Resolving a dispute through arbitration can be faster, cheaper and more confidential than doing so through litigation. If the arbitration clause is not properly drafted, however, the dispute resolution may be slower, more expensive and aired in public because the parties ask a court to decide preliminary issues that have no impact on the real dispute. To avoid losing the benefits of arbitration, the arbitration clause should address at least these seven issues:
- Appointing an arbitrator: The arbitration clause must set out the process by which the arbitrator is appointed. If the clause does not explain how this critical first step is accomplished and the parties are unable to agree, they will end up in court asking a judge to appoint the arbitrator. If the parties are using an arbitral institute to appoint the arbitrator, make sure the institute (a) exists, (b) has a process for appointing a qualified arbitrator reasonably quickly, and (c) charges reasonable fees.
- Jurisdiction: The arbitration clause must grant the arbitrator the jurisdiction to decide the dispute in question. The courts have taken a highly technical approach to interpreting arbitration clauses, so parties should use simple, clear language. Finally, if one or both parties could potentially need urgent relief (e.g., an order requiring the franchisee to return confidential information), the clause should expressly give the arbitrator the jurisdiction to grant interim relief.
- Consistency with other agreements: The arbitration agreement could incorporate disputes under related agreements (i.e., leases, assignments and guarantees) to ensure that the entire dispute is arbitrable. Parties should also consider whether any other individuals should be party to the arbitration agreement (such as guarantors) to ensure that all of the necessary people are bound by the agreement.
- Confidentiality: Include provisions ensuring that the parties preserve the confidentiality of key documents, such as operating manuals.
- Location, location, location: Three locations matter in arbitration: the law governing the franchise agreement, the physical place of the arbitration hearing and the procedural law governing the arbitration (also known as the “seat” of the arbitration). The three locations can be different. The arbitration clause should specify the procedural law that applies (so that the parties know which law governs appeals and other procedural rights) and the physical place of the arbitration (including the option to hold the hearing by phone or video conference). If the arbitration clause refers to an arbitration statute, make sure it is the right one because provinces have both a domestic and an international statute.
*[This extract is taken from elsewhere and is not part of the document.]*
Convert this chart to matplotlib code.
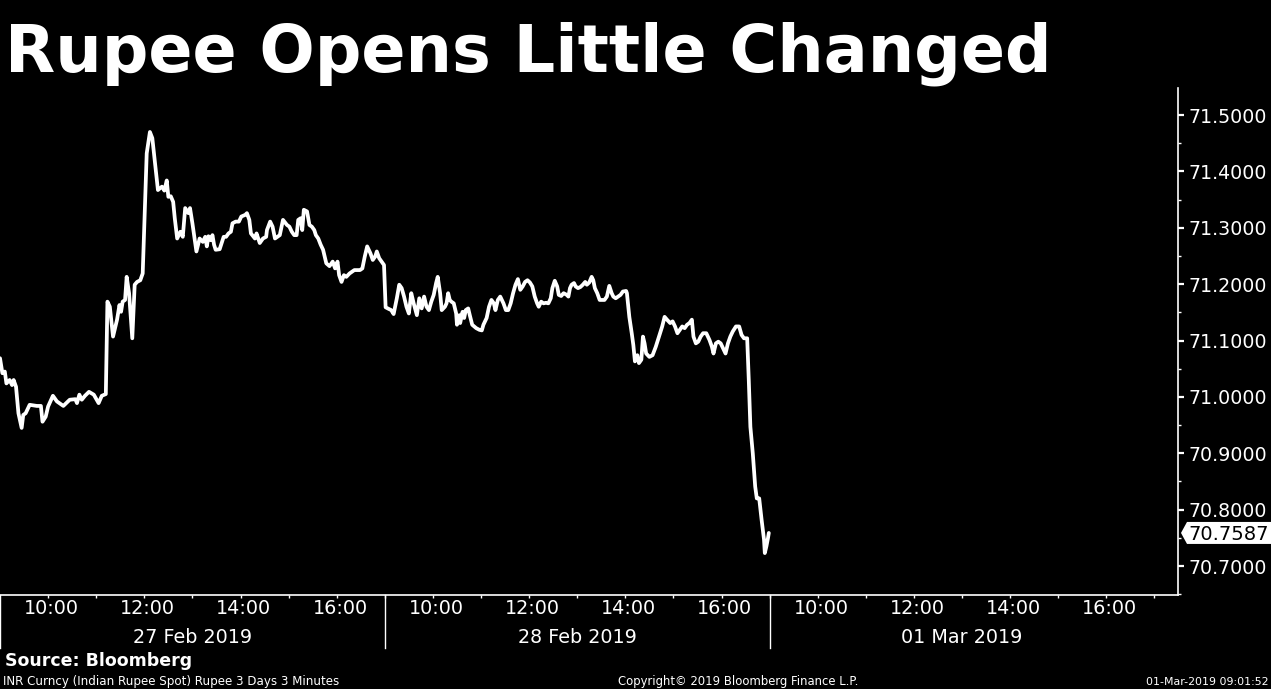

- Appeal rights: The arbitration clause should specify whether parties can appeal and, if so, to whom (e.g., another set of arbitrators or a court) and whether appeals are limited to questions of law. Arbitration clauses cannot prevent all appeals (because courts retain jurisdiction to overturn arbitration awards that offend natural justice), but appeals can be limited.
- Status quo clauses: If it is important that the parties continue to perform their obligations while the dispute is being resolved, the arbitration clause can require that the parties continue to carry out the agreement in good faith regardless of the dispute.
If arbitration is the right approach to resolve disputes in the franchise system, make sure that the arbitration clause is drafted to generate all the benefits that arbitration can offer.